Hoffmann began his career as a professor at Oberlin Conservatory of Music in 1954, where he worked until 2004. He was a visiting professor at the University of California, Berkeley from 1965 to 1966, at Victoria University in 1968, at Harvard University in 1970, at the University of Iowa in 1976 and at Vienna University in 1984. His students included Jonathan Dawe, Pierre Jalbert, Stan Link, David Serkin Ludwig, Christopher Rouse, Daniel Schechter, and Robert Spano just to name a few.

== Achievements ==

Hoffmann received awards from the Fromm Music Foundation Commission in 1960 (Orchestral Piece No. 2, 1961, Universal Edition, London (1963), UE13635LW) and National Institute of Arts and Letters in 1966. Also he was given a grant from National Education Association in 1976, 1978–1979 and Fulbright Foundation in 1984–1985.

== Personal life ==

On December 21, 1957, Hoffmann married Joan Alfhild Flint. They have 3 children. Hoffmann died in Oberlin, Ohio, on June 24, 2021, aged 96.

== Compositions ==

- Orchestral
  - Prelude and Double Fugue, strings, 1944
  - Violin Concerto, 1948
  - Orchestral Piece, 1952
  - Piano Concerto, 1953–54 – Mobart Music Publications/Schott
  - Cello Concerto, 1956–59 – Mobart Music Publications MOB 8540/Schott
  - Orchestral Piece [No. 2], 1961, publ.

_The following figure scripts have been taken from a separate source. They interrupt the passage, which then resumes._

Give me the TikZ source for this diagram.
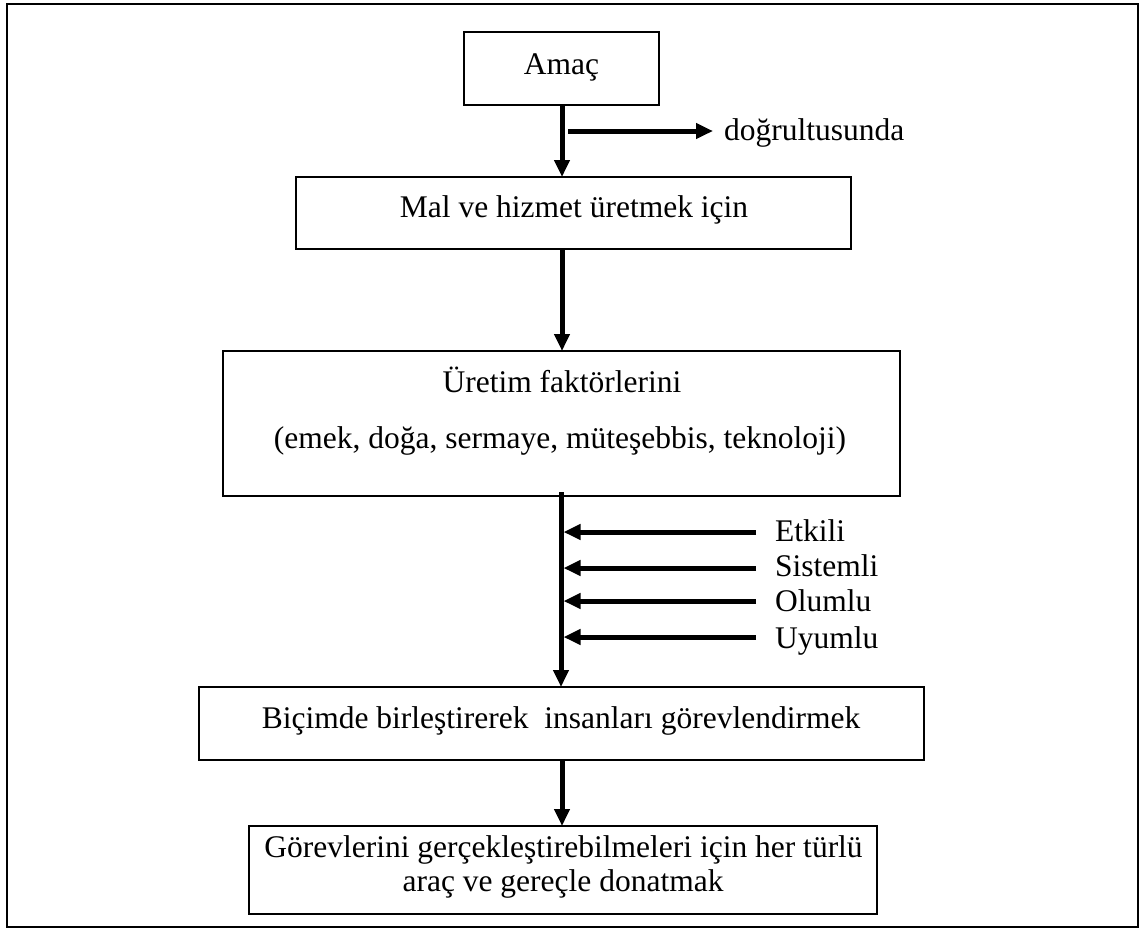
\documentclass[tikz,border=0pt]{standalone}
\usepackage{fontspec}
\setmainfont{Liberation Serif}
\usetikzlibrary{arrows.meta}
\begin{document}
\begin{tikzpicture}[x=1pt,y=-1pt,
  box/.style={draw,line width=2pt,rectangle,inner sep=0pt},
  txt/.style={inner sep=0pt,anchor=base,font=\fontsize{31.5}{34}\selectfont},
  ltxt/.style={txt,anchor=base west},
  flow/.style={line width=5pt,-{Triangle[length=17pt,width=15pt]}}]
\useasboundingbox (0,0) rectangle (1141,930);
% frame
\draw[line width=2.5pt] (7,4) rectangle (1138,927);

% boxes
\node[box,minimum width=195pt,minimum height=73pt] (amac) at (561.5,68.5) {};
\node[box,minimum width=555pt,minimum height=72pt] (mal) at (573.5,213) {};
\node[box,minimum width=677pt,minimum height=145pt] (uretim) at (561.5,423.5) {};
\node[box,minimum width=725pt,minimum height=73pt] (bicim) at (561.5,723.5) {};
\node[box,minimum width=628pt,minimum height=88pt] (gorev) at (563,870) {};

% box texts
\node[txt] (tamac) at (561.5,74) {Amaç};
\node[txt] (tmal) at (574,217) {Mal ve hizmet üretmek için};
\node[txt] (turetimA) at (562,392) {Üretim faktörlerini};
\node[txt] (turetimB) at (560,448) {(emek, doğa, sermaye, müteşebbis, teknoloji)};
\node[txt] (tbicim) at (561,728) {Biçimde birleştirerek\ \ insanları görevlendirmek};
\node[txt] (tgorevA) at (563.5,857) {Görevlerini gerçekleştirebilmeleri için her türlü};
\node[txt] (tgorevB) at (563,891) {araç ve gereçle donatmak};

% main flow
\draw[flow] (562,105) -- (562,177);
\draw[flow] (562,249) -- (562,351);
\draw[flow] (561,492) -- (561,687);
\draw[flow] (562,760) -- (562,826);

% side branch
\coordinate (dstart) at (568,131);
\node[ltxt] (tdog) at (724,140) {doğrultusunda};
\draw[flow] (dstart) -- (713,131);

% qualifiers feeding the flow
\node[ltxt] (tetk) at (775,541.5) {Etkili};
\node[ltxt] (tsis) at (775,576.5) {Sistemli};
\node[ltxt] (tolu) at (775,611.5) {Olumlu};
\node[ltxt] (tuyu) at (775,648) {Uyumlu};
\coordinate (e1) at (756,532);
\coordinate (e2) at (756,568);
\coordinate (e3) at (756,601);
\coordinate (e4) at (756,637);
\draw[flow] (e1) -- (563.5,532);
\draw[flow] (e2) -- (563.5,568);
\draw[flow] (e3) -- (563.5,601);
\draw[flow] (e4) -- (563.5,637);
\end{tikzpicture}
\end{document}
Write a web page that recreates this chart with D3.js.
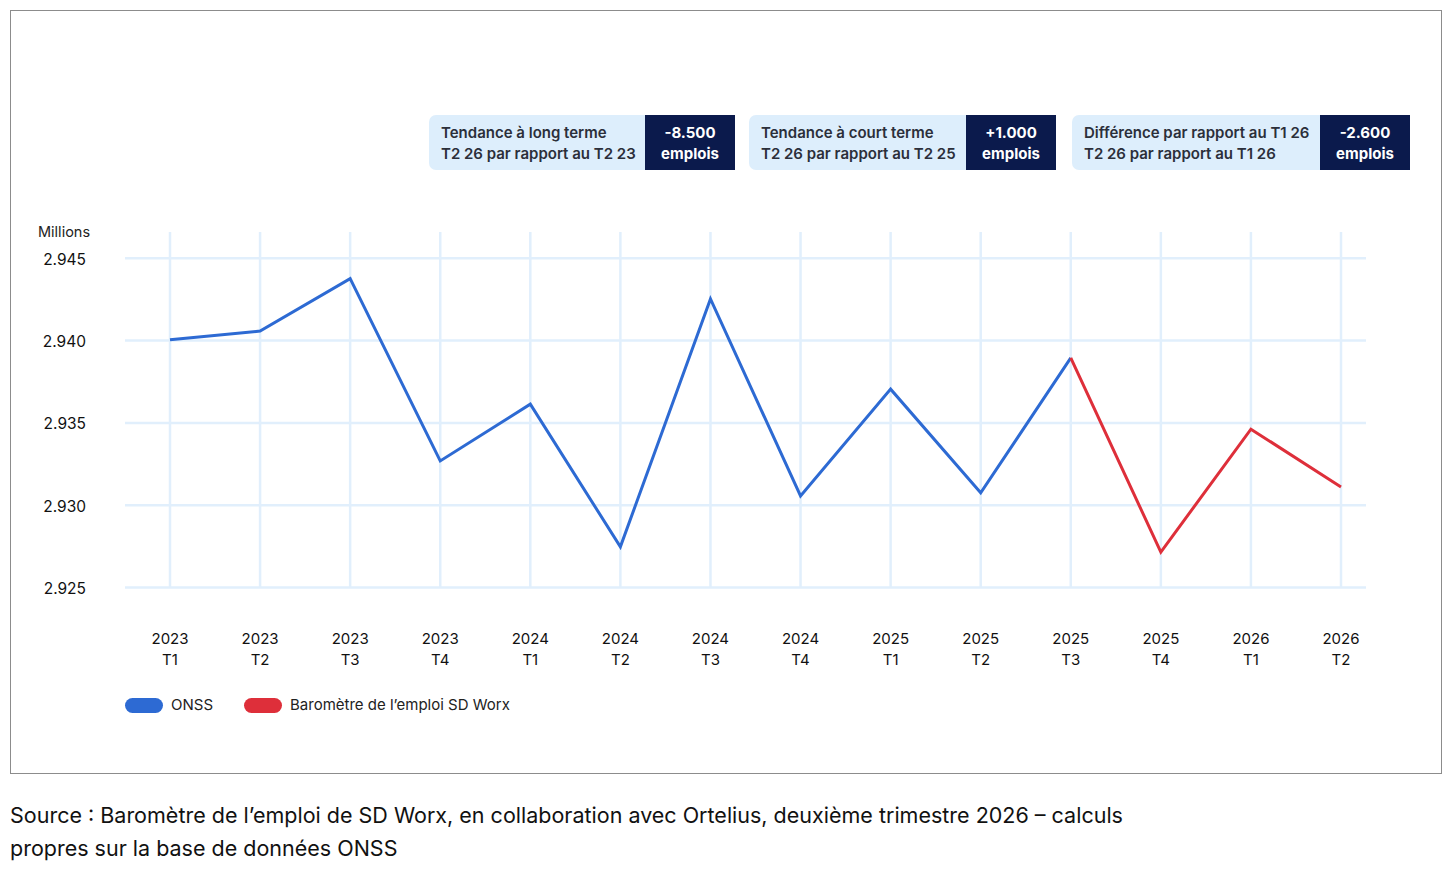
<!DOCTYPE html>
<html>
<head>
<meta charset="utf-8" />
<title>Baromètre de l'emploi</title>
<script src="https://d3js.org/d3.v7.min.js"></script>
<style>
  body { margin: 0; background: #fff; font-family: Inter, "Noto Sans", sans-serif; }
  #chart { position: absolute; left: 0; top: 0; }
</style>
</head>
<body>
<svg id="chart" width="1454" height="872"></svg>
<script>
// categories
var years = ["2023","2023","2023","2023","2024","2024","2024","2024","2025","2025","2025","2025","2026","2026"];
var quarters = ["T1","T2","T3","T4","T1","T2","T3","T4","T1","T2","T3","T4","T1","T2"];

// ONSS series (millions), 2023 T1 -> 2025 T3
var onss = [2.94005, 2.94058, 2.94376, 2.93269, 2.93614, 2.92747, 2.94253, 2.93056, 2.93705, 2.93075, 2.93895];
// SD Worx barometer, 2025 T3 -> 2026 T2
var barometre = [2.93895, 2.92715, 2.93462, 2.93111];
var barometreStart = 10;

var yTicks = [2.925, 2.930, 2.935, 2.940, 2.945];

// summary boxes
var boxLabels = [
  ["Tendance à long terme", "T2 26 par rapport au T2 23"],
  ["Tendance à court terme", "T2 26 par rapport au T2 25"],
  ["Différence par rapport au T1 26", "T2 26 par rapport au T1 26"]
];
var boxValues = ["-8.500", "+1.000", "-2.600"];

var legendNames = ["ONSS", "Baromètre de l’emploi SD Worx"];
var colors = ["#2d6ad3", "#de2f3a"];

var svg = d3.select("#chart");

// outer frame
svg.append("rect")
  .attr("x", 10.5).attr("y", 10.5)
  .attr("width", 1431).attr("height", 763)
  .attr("fill", "none").attr("stroke", "#8c8c8c").attr("stroke-width", 1);

var keys = years.map(function(y, i) { return i; });
var x = d3.scalePoint().domain(keys).range([170, 1341]);
var y = d3.scaleLinear().domain([2.925, 2.945]).range([587.5, 258.3]);

// grid
var grid = svg.append("g");
grid.selectAll("line.h").data(yTicks).enter().append("line")
  .attr("x1", 125).attr("x2", 1366)
  .attr("y1", function(d) { return y(d); })
  .attr("y2", function(d) { return y(d); })
  .attr("stroke", "#e1effc").attr("stroke-width", 2.5);
grid.selectAll("line.v").data(keys).enter().append("line")
  .attr("x1", function(d) { return x(d); })
  .attr("x2", function(d) { return x(d); })
  .attr("y1", 232).attr("y2", 587.5)
  .attr("stroke", "#e1effc").attr("stroke-width", 2.5);

// y axis labels
svg.append("text").attr("x", 38).attr("y", 237)
  .attr("font-size", 14.5).attr("fill", "#222").text("Millions");
svg.selectAll("text.ytick").data(yTicks).enter().append("text")
  .attr("x", 86).attr("y", function(d) { return y(d) + 6.5; })
  .attr("text-anchor", "end").attr("font-size", 15.5).attr("fill", "#111")
  .text(function(d) { return d3.format(".3f")(d); });

// x axis labels
var xl = svg.selectAll("text.xtick").data(keys).enter().append("text")
  .attr("text-anchor", "middle").attr("font-size", 15).attr("fill", "#111");
xl.append("tspan").attr("x", function(d) { return x(d); }).attr("y", 644)
  .text(function(d) { return years[d]; });
xl.append("tspan").attr("x", function(d) { return x(d); }).attr("y", 665)
  .text(function(d) { return quarters[d]; });

// lines
var line = d3.line()
  .x(function(d) { return x(d.i); })
  .y(function(d) { return y(d.v); });

svg.append("path")
  .datum(onss.map(function(v, i) { return { i: i, v: v }; }))
  .attr("d", line).attr("fill", "none")
  .attr("stroke", colors[0]).attr("stroke-width", 3);

svg.append("path")
  .datum(barometre.map(function(v, i) { return { i: i + barometreStart, v: v }; }))
  .attr("d", line).attr("fill", "none")
  .attr("stroke", colors[1]).attr("stroke-width", 3);

// legend
var legX = [125, 244];
legendNames.forEach(function(name, i) {
  svg.append("rect").attr("x", legX[i]).attr("y", 698)
    .attr("width", 38).attr("height", 15).attr("rx", 7.5)
    .attr("fill", colors[i]);
  svg.append("text").attr("x", legX[i] + 46).attr("y", 710)
    .attr("font-size", 15).attr("fill", "#222").text(name);
});

// summary boxes
var boxX = [429, 749, 1072];
var boxLightW = [216, 217, 248];
var boxDarkW = 90;
boxLabels.forEach(function(lbl, i) {
  var g = svg.append("g").attr("transform", "translate(" + boxX[i] + ",115)");
  g.append("rect").attr("width", boxLightW[i] + 10).attr("height", 55)
    .attr("rx", 7).attr("fill", "#ddeefc");
  g.append("rect").attr("x", boxLightW[i]).attr("width", boxDarkW).attr("height", 55)
    .attr("fill", "#0b1a4c");
  g.append("text").attr("x", 12).attr("y", 23)
    .attr("font-size", 15).attr("font-weight", 600).attr("fill", "#2b2f3a").text(lbl[0]);
  g.append("text").attr("x", 12).attr("y", 44)
    .attr("font-size", 15).attr("font-weight", 600).attr("fill", "#2b2f3a").text(lbl[1]);
  g.append("text").attr("x", boxLightW[i] + boxDarkW / 2).attr("y", 23)
    .attr("text-anchor", "middle").attr("font-size", 15).attr("font-weight", 700)
    .attr("fill", "#fff").text(boxValues[i]);
  g.append("text").attr("x", boxLightW[i] + boxDarkW / 2).attr("y", 44)
    .attr("text-anchor", "middle").attr("font-size", 15).attr("font-weight", 700)
    .attr("fill", "#fff").text("emplois");
});

// source
svg.append("text").attr("x", 10).attr("y", 823)
  .attr("font-size", 21.5).attr("fill", "#111")
  .text("Source : Baromètre de l’emploi de SD Worx, en collaboration avec Ortelius, deuxième trimestre 2026 – calculs");
svg.append("text").attr("x", 10).attr("y", 856)
  .attr("font-size", 21.5).attr("fill", "#111")
  .text("propres sur la base de données ONSS");
</script>
</body>
</html>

Universal Edition, London (1963), UE13635LW
  - Music for Strings, for solo violin and string orchestra, 1970–71 – Mobart Music Publications/Schott
  - Souffleur, for symphony orchestra without conductor, 1975–76
- Vocal
  - 3 Songs (R. M. Rilke), 1948
  - 3 Songs (Rilke, Jakob Haringer), soprano, piano, 1950
  - 2 Songs (M. Maeterlink, E. St Vincent Millay), soprano, piano, 1953–54
  - Mutterauge (trad.), chorus, 1956
  - Memento mori (grave stone inscriptions), men's 48 voices, tape, 1966–69
  - Les adieux (R. Hoffmann), chorus, orchestra, 1980–83
  - 2 Poems (A. Giraud), 1 voice, flute + piccolo, bass clarinet, violin, viola, cello, piano, 1986
  - Lacrymosa '91 (H. Heine), chorus, orchestra, 1990
  - 2 Songs (F. Rückert, Heine), soprano, string trio, percussion, 1990 [arr. chamber orchestra, 1991]
  - Die Heimkehr (G. Trakl), 1 voice, double chorus, orchestra, 1997
- Chamber and solo
  - String Quartet No. 1, 1947
  - Trio, violin, bass clarinet, piano, 1948
  - Duo, viola and cello, 1949 – Mobart Music Publications MOB 8550/Schott
  - Duo, violin and piano, 1949, rev. 1965 – Mobart Music Publications/Schott
  - Piano Quartet, 1950
  - String Quartet No. 2, 1950
  - Tripartita, solo violin, 1950
  - String Trio, 1961–63
  - Decadanse, for clarinet, bass clarinet, trumpet, trombone, violin, double bass, and percussion, 1972 – Mobart Music Publications/Schott
  - String Quartet No. 3 'on revient toujours', 1972–74 – Mobart Music Publications/Schott
  - Changes, for two sets of chimes, four players, 1974 – Mobart Music Publications/Schott
  - Notturno [String Quartet No. 5], double string quartet, 1995
  - String Quartet No. 6 'Anbruch–Einbruch–Abbruch', 1999
- Keyboard
  - Piano Sonata, 1945–46
  - 3 Small Pieces, piano, 1947
  - Fantasy and Fugue in Memoriam Arnold Schoenberg, organ, 1951 – Mobart Music Publications/Schott
  - Variations No. 1, piano, 1951
  - Sonatina, piano, 1952
  - Passacaglia, organ, 1953 - Mobart Music Publications/Schott
  - Variations No. 2, piano, 1959 – Mobart Music Publications MOB 8585/Schott
  - MONO/POLY, piano, 1994 (first performance Pasadena, 13 September 1994, by Leonard Stein
- Electroacoustic
  - In memoriam patris, tape, 1976
  - String Quartet No. 4 '(scordatura – trompe l'oreille)', string quartet, computer, 1977–78

== Writings ==
- Hoffmann, Richard, "Webern: Six Pieces, op. 6, 1909", Perspectives of New Music 6 (1967–68)
- Schoenberg, Arnold, Von heute auf morgen, Op. 32, edited by Richard Hoffmann, with Werner Bittinger. Mainz: B. Schott's Söhne; Wien: Universal Edition, 1970.